— begin —

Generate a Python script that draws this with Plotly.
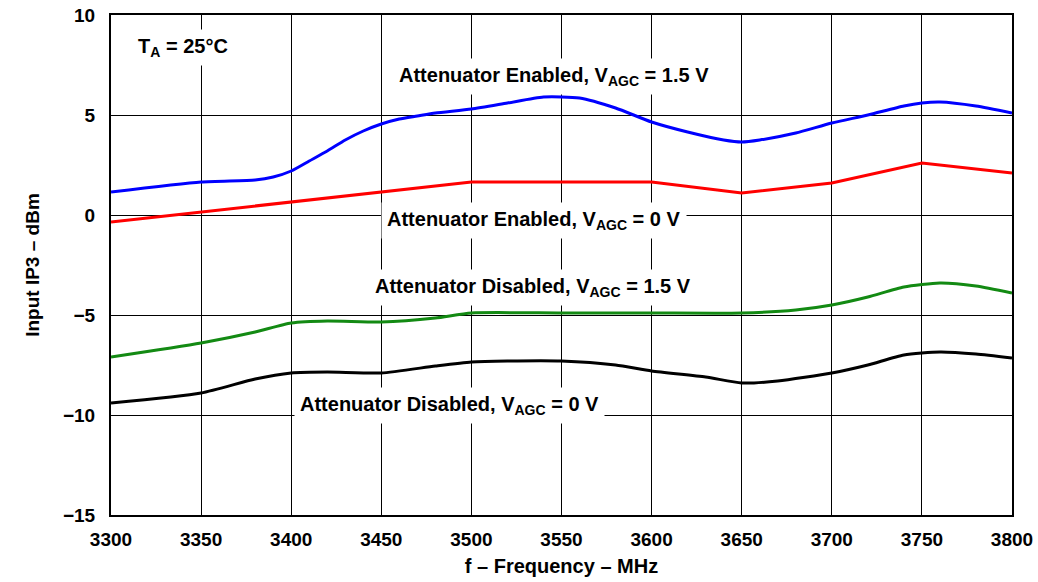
import plotly.graph_objects as go

freq_blue = [3300, 3350, 3380, 3390, 3400, 3410, 3420, 3430, 3440, 3450, 3460, 3470, 3480, 3500, 3520, 3540, 3560, 3580, 3600, 3620, 3640, 3650, 3660, 3680, 3700, 3720, 3740, 3750, 3760, 3780, 3800]
ip3_blue = [1.15, 1.65, 1.75, 1.9, 2.2, 2.7, 3.2, 3.75, 4.2, 4.55, 4.8, 4.95, 5.1, 5.3, 5.6, 5.9, 5.85, 5.35, 4.65, 4.15, 3.75, 3.65, 3.75, 4.1, 4.6, 5.0, 5.45, 5.6, 5.65, 5.45, 5.1]

freq_red = [3300, 3350, 3400, 3450, 3500, 3550, 3600, 3650, 3700, 3750, 3800]
ip3_red = [-0.35, 0.15, 0.65, 1.15, 1.65, 1.65, 1.65, 1.1, 1.6, 2.6, 2.1]

freq_green = [3300, 3350, 3380, 3400, 3420, 3450, 3480, 3500, 3550, 3600, 3650, 3680, 3700, 3720, 3740, 3760, 3780, 3800]
ip3_green = [-7.1, -6.4, -5.85, -5.4, -5.3, -5.35, -5.15, -4.9, -4.9, -4.9, -4.9, -4.75, -4.5, -4.1, -3.6, -3.4, -3.55, -3.9]

freq_black = [3300, 3350, 3380, 3400, 3420, 3450, 3480, 3500, 3520, 3550, 3580, 3600, 3630, 3650, 3670, 3700, 3720, 3740, 3760, 3780, 3800]
ip3_black = [-9.4, -8.9, -8.2, -7.9, -7.85, -7.9, -7.55, -7.35, -7.3, -7.3, -7.5, -7.8, -8.1, -8.4, -8.3, -7.9, -7.5, -7.0, -6.85, -6.95, -7.15]

x_ticks = [3300, 3350, 3400, 3450, 3500, 3550, 3600, 3650, 3700, 3750, 3800]
y_ticks = [-15, -10, -5, 0, 5, 10]
y_tick_text = ["\u221215", "\u221210", "\u22125", "0", "5", "10"]

FONT = "Liberation Sans, Arial, sans-serif"

fig = go.Figure()
fig.add_trace(go.Scatter(x=freq_black, y=ip3_black, mode="lines", line=dict(color="#000000", width=3, shape="spline", smoothing=0.6)))
fig.add_trace(go.Scatter(x=freq_green, y=ip3_green, mode="lines", line=dict(color="#138a13", width=3, shape="spline", smoothing=0.6)))
fig.add_trace(go.Scatter(x=freq_red, y=ip3_red, mode="lines", line=dict(color="#ff0000", width=3)))
fig.add_trace(go.Scatter(x=freq_blue, y=ip3_blue, mode="lines", line=dict(color="#0000ff", width=3, shape="spline", smoothing=0.6)))

annots = [
    (3340, 8.4, "T<sub>A</sub> = 25\u00b0C"),
    (3546, 6.95, "Attenuator Enabled, V<sub>AGC</sub> = 1.5 V"),
    (3535, -0.25, "Attenuator Enabled, V<sub>AGC</sub> = 0 V"),
    (3534, -3.6, "Attenuator Disabled, V<sub>AGC</sub> = 1.5 V"),
    (3488, -9.5, "Attenuator Disabled, V<sub>AGC</sub> = 0 V"),
]
for x, y, t in annots:
    fig.add_annotation(x=x, y=y, text="<b>" + t + "</b>", showarrow=False,
                       font=dict(family=FONT, size=20, color="black"),
                       bgcolor="white", borderpad=5)

fig.update_layout(
    width=1038, height=582,
    margin=dict(l=111, r=26, t=15, b=67, autoexpand=False),
    paper_bgcolor="white", plot_bgcolor="white",
    showlegend=False,
    font=dict(family=FONT, size=19, color="black"),
)
fig.update_xaxes(range=[3300, 3800], tickvals=x_ticks, ticktext=["<b>%d</b>" % v for v in x_ticks],
                 showgrid=True, gridcolor="black", gridwidth=1, zeroline=False,
                 showline=True, linecolor="black", linewidth=2, mirror=True, ticks="",
                 ticklabelstandoff=6, automargin=False,
                 title=dict(text="<b>f \u2013 Frequency \u2013 MHz</b>", standoff=10, font=dict(size=20)))
fig.update_yaxes(range=[-15, 10], tickvals=y_ticks, ticktext=["<b>%s</b>" % t for t in y_tick_text],
                 showgrid=True, gridcolor="black", gridwidth=1, zeroline=False,
                 showline=True, linecolor="black", linewidth=2, mirror=True, ticks="",
                 ticklabelstandoff=10, automargin=False,
                 title=dict(text="<b>Input IP3 \u2013 dBm</b>", standoff=18, font=dict(size=19)))

fig.write_html("out.html", config={"displayModeBar": False},
               post_script="document.body.style.margin='0';document.body.style.overflow='hidden';")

— end —

* _SET TASK_: Copy exactly the lines running from the beginning of the listing through the line that has "import plotly.graph_objects as go". Drop the pictures.

* _OUTPUT FOR THIS EXERCISE_:
Generate a Python script that draws this with Plotly.
import plotly.graph_objects as go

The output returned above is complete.